Another takeaway I want people to leave with is the ability to empower other women. These are ordinary women who exist in your life, everyone is a leader that can help those around them live a better life. In today's media, we are given a limited amount of roles, we don't see enough women empowering other women. I wanted to create a platform and a new narrative for women to embrace one another. 

What is one thing you would like to share about your culture? What are you most proud of?

I am proud to see the amount of women participating in this journey. Women with unique experiences are coming together for one cause. Empowering one another is the most beautiful thing we can accomplish together. We are all just adding cracks to the glass ceiling to be heard and to be seen differently. Trust Your Vision is a movement where we treat everyone like family.

photo courtesy of Deveney Wiliams

photo courtesy of Deveney Wiliams

How does your identity translate through the way you dress?
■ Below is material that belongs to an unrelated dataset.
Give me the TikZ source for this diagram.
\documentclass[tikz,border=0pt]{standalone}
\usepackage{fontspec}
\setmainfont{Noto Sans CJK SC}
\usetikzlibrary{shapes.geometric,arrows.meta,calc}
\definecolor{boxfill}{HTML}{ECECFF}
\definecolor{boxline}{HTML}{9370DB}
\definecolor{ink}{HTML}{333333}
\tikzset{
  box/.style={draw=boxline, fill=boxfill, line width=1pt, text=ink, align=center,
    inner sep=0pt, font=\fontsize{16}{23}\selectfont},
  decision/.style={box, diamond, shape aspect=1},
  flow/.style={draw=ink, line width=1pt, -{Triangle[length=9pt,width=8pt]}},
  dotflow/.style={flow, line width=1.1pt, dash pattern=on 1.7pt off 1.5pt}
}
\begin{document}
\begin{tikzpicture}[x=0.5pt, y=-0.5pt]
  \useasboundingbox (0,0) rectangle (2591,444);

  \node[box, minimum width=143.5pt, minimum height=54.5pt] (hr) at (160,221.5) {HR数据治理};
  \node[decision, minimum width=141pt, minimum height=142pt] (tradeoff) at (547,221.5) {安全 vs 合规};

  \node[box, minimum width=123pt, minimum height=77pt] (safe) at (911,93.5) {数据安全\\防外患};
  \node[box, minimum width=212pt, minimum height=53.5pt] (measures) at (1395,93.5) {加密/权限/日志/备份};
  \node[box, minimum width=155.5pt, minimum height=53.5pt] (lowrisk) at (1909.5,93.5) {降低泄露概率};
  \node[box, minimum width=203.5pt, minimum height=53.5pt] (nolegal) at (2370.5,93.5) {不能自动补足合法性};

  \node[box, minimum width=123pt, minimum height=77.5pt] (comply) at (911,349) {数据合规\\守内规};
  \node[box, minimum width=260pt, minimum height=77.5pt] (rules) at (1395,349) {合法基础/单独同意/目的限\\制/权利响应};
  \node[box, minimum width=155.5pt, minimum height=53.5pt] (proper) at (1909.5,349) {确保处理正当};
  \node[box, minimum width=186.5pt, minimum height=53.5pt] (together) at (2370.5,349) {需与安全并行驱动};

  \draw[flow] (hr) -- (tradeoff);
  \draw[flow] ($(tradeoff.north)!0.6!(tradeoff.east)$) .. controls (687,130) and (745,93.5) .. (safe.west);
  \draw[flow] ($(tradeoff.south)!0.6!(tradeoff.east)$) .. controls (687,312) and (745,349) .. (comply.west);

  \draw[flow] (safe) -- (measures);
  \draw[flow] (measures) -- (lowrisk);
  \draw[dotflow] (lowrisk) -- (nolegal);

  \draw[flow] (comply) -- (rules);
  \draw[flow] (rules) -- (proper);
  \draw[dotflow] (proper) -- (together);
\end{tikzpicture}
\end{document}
I have always curated my fashion sense based on my mood. As a child, fashion was an extension of my personality. I live in New Jersey, but New York is where I go to get inspired. My surroundings have inspired me to incorporate different cultures to the way I dress. I minored in Cultural Anthropology in undergrad because I was fascinated by the diversity of tradition and customs. I believe our culture and story can be translated in the pieces of items that we wear. Over the years, I have adopted a clean, sleek look with a splash of color. I wear a mal de ojo bracelet that reminds me of my childhood and it is a small reminder of where I am from. 

In addition to your passion for advancing women empowerment and personal development, what are some of your other passions? What gets you excited?
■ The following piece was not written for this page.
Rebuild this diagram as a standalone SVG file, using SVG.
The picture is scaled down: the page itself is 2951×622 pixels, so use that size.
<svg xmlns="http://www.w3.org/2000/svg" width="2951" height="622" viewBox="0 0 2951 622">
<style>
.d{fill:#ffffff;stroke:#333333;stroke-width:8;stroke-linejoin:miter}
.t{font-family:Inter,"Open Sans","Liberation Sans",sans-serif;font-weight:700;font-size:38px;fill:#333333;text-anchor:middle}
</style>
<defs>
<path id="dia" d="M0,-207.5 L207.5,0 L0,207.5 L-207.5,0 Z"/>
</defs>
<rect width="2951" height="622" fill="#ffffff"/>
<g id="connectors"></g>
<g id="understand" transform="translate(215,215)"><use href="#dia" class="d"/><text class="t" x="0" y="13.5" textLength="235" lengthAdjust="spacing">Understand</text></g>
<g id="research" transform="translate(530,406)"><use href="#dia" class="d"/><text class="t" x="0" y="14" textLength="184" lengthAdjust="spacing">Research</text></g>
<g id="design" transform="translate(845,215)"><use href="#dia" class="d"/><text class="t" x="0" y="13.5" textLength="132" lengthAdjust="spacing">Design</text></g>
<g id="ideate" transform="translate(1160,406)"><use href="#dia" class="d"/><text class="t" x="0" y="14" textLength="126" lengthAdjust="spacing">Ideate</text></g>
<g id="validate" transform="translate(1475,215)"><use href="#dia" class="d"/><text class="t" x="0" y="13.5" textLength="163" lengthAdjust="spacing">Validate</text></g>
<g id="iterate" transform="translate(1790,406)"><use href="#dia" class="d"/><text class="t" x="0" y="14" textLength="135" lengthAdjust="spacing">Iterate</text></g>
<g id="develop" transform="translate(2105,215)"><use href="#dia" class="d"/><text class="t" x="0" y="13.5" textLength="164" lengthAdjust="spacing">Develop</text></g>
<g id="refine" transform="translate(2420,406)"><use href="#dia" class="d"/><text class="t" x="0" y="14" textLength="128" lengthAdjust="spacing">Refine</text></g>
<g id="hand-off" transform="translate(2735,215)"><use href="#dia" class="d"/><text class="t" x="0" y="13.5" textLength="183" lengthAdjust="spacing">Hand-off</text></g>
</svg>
photo courtesy of Uyen Cao

Social justice and human rights are also huge passions of mine. I am a graduate student at New York University. I am studying Global Affairs because I believe in bettering humanity. I have marched the streets of New York protesting the Arizona Immigration Law. I have held hands chanting with women who were in wheelchairs and in their nineties at the Women's March as we marched towards the Trump Towers. At the Women's March, we rallied together in solidarity. I believe Logic said it perfectly in his speech at the VMAs. He said,

"I just want to take a moment right now and thank you for giving me a platform to talk about something that mainstream media doesn't want to talk about: mental health, anxiety, suicide, depression, and so much more that I talk about on this album. From racism, discrimination, sexism, domestic violence, sexual assault, and so much more; I don't give a damn if you are black, white, or any color in between. I don't care if you're Christian, you're Muslim, you're gay, you're straight, I am here to fight for your equality. Because I believe that we are all born equal, but we are not treated equally and that is why we must fight. We must fight for the equality of every man, woman, and child regardless of race, religion, color, creed, and sexual orientation."
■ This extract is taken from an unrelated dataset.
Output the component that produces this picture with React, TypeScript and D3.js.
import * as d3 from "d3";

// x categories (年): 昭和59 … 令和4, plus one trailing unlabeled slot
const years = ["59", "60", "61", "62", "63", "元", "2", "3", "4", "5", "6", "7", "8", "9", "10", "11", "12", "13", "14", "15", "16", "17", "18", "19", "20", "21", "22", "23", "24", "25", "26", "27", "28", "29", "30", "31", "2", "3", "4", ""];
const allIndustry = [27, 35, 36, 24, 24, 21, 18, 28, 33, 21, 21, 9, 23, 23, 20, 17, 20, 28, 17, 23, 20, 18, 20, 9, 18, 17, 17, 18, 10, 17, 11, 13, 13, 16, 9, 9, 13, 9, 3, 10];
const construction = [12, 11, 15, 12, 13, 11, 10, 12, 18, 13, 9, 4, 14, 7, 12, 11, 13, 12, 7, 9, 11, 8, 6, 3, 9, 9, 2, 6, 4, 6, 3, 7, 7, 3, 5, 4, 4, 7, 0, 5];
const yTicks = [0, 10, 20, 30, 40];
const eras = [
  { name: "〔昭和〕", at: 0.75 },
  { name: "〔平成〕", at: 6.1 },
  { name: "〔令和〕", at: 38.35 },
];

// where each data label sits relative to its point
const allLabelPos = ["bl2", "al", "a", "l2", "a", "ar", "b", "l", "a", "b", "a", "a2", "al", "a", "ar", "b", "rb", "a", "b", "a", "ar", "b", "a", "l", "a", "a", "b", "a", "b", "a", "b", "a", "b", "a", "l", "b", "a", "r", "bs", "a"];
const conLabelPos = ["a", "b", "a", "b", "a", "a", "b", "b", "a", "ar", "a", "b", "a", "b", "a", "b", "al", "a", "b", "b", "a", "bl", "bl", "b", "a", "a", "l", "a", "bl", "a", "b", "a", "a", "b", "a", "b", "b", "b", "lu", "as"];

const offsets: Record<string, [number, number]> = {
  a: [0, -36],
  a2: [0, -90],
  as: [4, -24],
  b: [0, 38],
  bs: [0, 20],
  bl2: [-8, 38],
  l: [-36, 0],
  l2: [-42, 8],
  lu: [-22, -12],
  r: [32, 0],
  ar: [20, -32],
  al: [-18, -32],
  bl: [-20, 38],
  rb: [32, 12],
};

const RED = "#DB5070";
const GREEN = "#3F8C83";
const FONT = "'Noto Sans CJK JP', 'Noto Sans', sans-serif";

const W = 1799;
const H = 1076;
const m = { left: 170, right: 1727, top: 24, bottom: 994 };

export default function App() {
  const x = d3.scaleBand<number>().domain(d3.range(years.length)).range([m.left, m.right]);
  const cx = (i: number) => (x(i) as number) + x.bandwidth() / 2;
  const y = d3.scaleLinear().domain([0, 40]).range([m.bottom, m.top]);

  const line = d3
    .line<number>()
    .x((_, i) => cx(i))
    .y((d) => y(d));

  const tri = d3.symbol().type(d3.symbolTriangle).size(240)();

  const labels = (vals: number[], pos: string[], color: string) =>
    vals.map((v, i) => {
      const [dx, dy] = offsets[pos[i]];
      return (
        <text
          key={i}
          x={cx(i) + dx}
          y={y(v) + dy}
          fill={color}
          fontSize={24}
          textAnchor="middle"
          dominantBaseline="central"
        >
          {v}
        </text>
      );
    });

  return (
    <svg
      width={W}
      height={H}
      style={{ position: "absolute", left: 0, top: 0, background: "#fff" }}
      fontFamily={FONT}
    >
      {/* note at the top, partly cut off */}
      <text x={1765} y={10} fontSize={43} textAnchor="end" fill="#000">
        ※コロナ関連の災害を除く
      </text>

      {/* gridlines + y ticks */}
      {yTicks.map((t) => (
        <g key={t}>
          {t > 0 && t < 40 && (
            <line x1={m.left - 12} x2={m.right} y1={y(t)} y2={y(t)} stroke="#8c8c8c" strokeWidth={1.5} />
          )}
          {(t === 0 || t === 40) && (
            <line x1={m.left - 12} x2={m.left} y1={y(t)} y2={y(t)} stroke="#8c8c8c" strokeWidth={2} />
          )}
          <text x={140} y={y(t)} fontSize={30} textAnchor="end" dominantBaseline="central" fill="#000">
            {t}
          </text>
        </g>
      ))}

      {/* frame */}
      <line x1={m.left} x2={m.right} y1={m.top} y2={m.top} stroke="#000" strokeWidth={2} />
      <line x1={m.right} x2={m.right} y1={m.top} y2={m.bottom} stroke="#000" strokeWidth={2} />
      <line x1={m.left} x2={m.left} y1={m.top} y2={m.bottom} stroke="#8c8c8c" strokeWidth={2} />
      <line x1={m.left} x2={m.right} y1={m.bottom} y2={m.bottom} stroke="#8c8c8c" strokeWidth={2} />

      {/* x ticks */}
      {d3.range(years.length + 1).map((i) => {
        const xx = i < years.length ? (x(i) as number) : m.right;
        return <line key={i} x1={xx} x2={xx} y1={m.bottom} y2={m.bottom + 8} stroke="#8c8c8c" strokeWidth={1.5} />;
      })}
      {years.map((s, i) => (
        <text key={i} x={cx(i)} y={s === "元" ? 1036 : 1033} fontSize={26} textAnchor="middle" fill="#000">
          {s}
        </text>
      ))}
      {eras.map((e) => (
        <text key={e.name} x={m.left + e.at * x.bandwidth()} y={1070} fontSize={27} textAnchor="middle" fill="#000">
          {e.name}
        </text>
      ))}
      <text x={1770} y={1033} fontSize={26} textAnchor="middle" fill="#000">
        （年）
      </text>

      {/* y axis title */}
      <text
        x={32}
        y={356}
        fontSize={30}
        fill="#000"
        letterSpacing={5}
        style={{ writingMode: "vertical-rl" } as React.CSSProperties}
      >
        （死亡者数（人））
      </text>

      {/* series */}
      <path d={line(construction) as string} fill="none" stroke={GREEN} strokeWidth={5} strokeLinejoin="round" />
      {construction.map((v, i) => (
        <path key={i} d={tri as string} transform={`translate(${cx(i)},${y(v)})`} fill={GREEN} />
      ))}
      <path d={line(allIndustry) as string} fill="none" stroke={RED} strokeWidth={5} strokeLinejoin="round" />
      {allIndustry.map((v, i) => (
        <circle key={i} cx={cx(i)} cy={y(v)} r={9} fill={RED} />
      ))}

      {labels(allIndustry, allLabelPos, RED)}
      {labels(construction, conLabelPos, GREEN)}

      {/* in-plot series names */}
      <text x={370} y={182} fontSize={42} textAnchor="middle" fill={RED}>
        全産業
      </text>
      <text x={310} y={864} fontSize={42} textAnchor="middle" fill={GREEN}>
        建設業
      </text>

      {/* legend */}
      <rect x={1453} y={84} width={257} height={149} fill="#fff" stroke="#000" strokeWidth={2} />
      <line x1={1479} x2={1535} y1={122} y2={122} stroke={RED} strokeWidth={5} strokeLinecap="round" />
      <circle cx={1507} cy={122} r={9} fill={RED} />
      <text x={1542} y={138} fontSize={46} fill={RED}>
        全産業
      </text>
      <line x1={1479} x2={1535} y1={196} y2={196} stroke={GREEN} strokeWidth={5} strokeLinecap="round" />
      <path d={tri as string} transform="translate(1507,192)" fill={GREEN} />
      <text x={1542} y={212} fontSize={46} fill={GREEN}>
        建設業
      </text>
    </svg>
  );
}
His message of peace, love, positivity, and equality for all is something I strongly believe in. Each and every one of us is laying the foundation for a better tomorrow. Bringing awareness to mental health and showing other people that they are not alone is why I created Trust Your Vision. Being comfortable in talking about mental illness is what allows us to create a stigma-free environment. 

What has the response been like from your community with the creation of Trust Your Vision?

I am fortunate to receive a positive response from my community. People are opening up about their personal experiences with mental illness. The gratification of being a part of their journey has brought me joy. Many have begun to talk about overcoming issues of identity, gender, and personal growth. That alone, is why Trust Your Vision was created to help people come to terms with their truth. I believe we can improve our mental health through dialogue. I encourage you to talk to your friends and family. Your mind matters, all you have to do is start talking.